Wednesday, July 6, 2011

Why is there such a recent surge in funding photo startups?

In Startups: Answer added in topic Mobile Location Applications.

Srini Kumar, Creator of TinyVox: tape audio & post to the cl...


It's a Marshall McLuhan thing.



Until photo sharing became easy and widely available, point to point communication was limited to the phone and text-based email.



People don't like to type that much. An innovation on Quora is that their UI has a textarea that's very fun to type in; another innovation on word processing is Ommwriter for the Mac... these are very engaging platforms to type into. Email isn't one of these platforms. Twitter and the Facebook News Feed are, but note how limited the writing usually is - 140 characters or less...



It can be rewarding to type into one's blog. Text when published (Quora again being an example) can be a great way to connect with strangers. But we don't send long emails to our friends and family much... we'd rather talk with them on the phone than write them an essay, in general. Emails between family members, in particular, devolve into grunts of "call home" or "got back safe, wonderful visit." Gone is the art of letter writing, replaced by something called "search engine optimized content creation." People don't really write much anymore in long form, and almost never within the context of a point to point communication (perhaps a cover letter for a résumé or a business proposal constitute exceptions).
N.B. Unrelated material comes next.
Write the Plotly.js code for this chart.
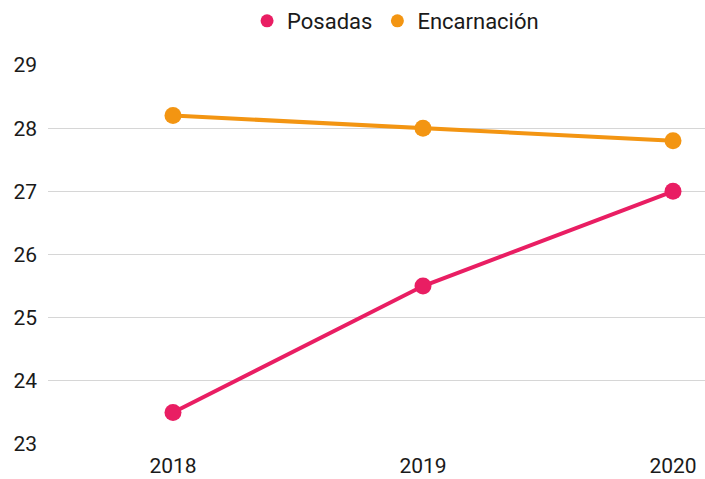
<!DOCTYPE html>
<html>
<head>
<meta charset="utf-8">
<script src="https://cdn.plot.ly/plotly-3.0.1.min.js"></script>
<style>html,body{margin:0;padding:0;background:#fff;}#chart{width:705px;height:479px;}</style>
</head>
<body>
<div id="chart"></div>
<script>
const years = [2018, 2019, 2020];
const posadas = [23.5, 25.5, 27.0];
const encarnacion = [28.2, 28.0, 27.8];
const seriesNames = ['Posadas', 'Encarnación'];
const colors = ['#E91E63', '#F39512'];

const mk = (y, i) => ({
  x: years, y: y, type: 'scatter', mode: 'lines+markers', name: seriesNames[i],
  showlegend: false,
  line: {color: colors[i], width: 4},
  marker: {color: colors[i], size: 17}
});
const legendDummy = (i) => ({
  x: [null], y: [null], type: 'scatter', mode: 'markers', name: seriesNames[i],
  marker: {color: colors[i], size: 13}, showlegend: true, hoverinfo: 'skip'
});

const data = [mk(encarnacion, 1), mk(posadas, 0), legendDummy(0), legendDummy(1)];

const layout = {
  width: 705, height: 479,
  margin: {l: 48, r: 0, t: 65, b: 35},
  paper_bgcolor: '#fff', plot_bgcolor: '#fff',
  font: {family: 'Roboto, sans-serif', size: 21, color: '#1a1a1a'},
  showlegend: true,
  legend: {orientation: 'h', x: 0.529, xref: 'paper', xanchor: 'center', y: 1.0, yref: 'container', yanchor: 'top',
           font: {size: 22, color: '#1a1a1a'}, itemwidth: 20, tracegroupgap: 0, traceorder: 'normal'},
  xaxis: {range: [2017.5, 2020.128], tickvals: years, ticktext: years.map(String),
          showgrid: false, zeroline: false, showline: false, ticks: '', ticklabelstandoff: 7, fixedrange: true},
  yaxis: {range: [23, 29], dtick: 1, tick0: 23, showgrid: true, gridcolor: '#d6d6d6', gridwidth: 1,
          zeroline: false, showline: false, ticks: '', ticklabelstandoff: 10, fixedrange: true}
};

Plotly.newPlot('chart', data, layout, {displayModeBar: false, staticPlot: true});
</script>
</body>
</html>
Photos broke this communication throttle between close ties wide open, with a side helping of broadcast potential. Photos convey a "light rich media" experience that can be encoded in a jiffy from any location and decoded just as fast by the recipient. Photos capture a milieu and a moment without having to open up Gmail and cook on the perfect words. Photos constitute a "social ping" that conveys presence without requiring much cogitation.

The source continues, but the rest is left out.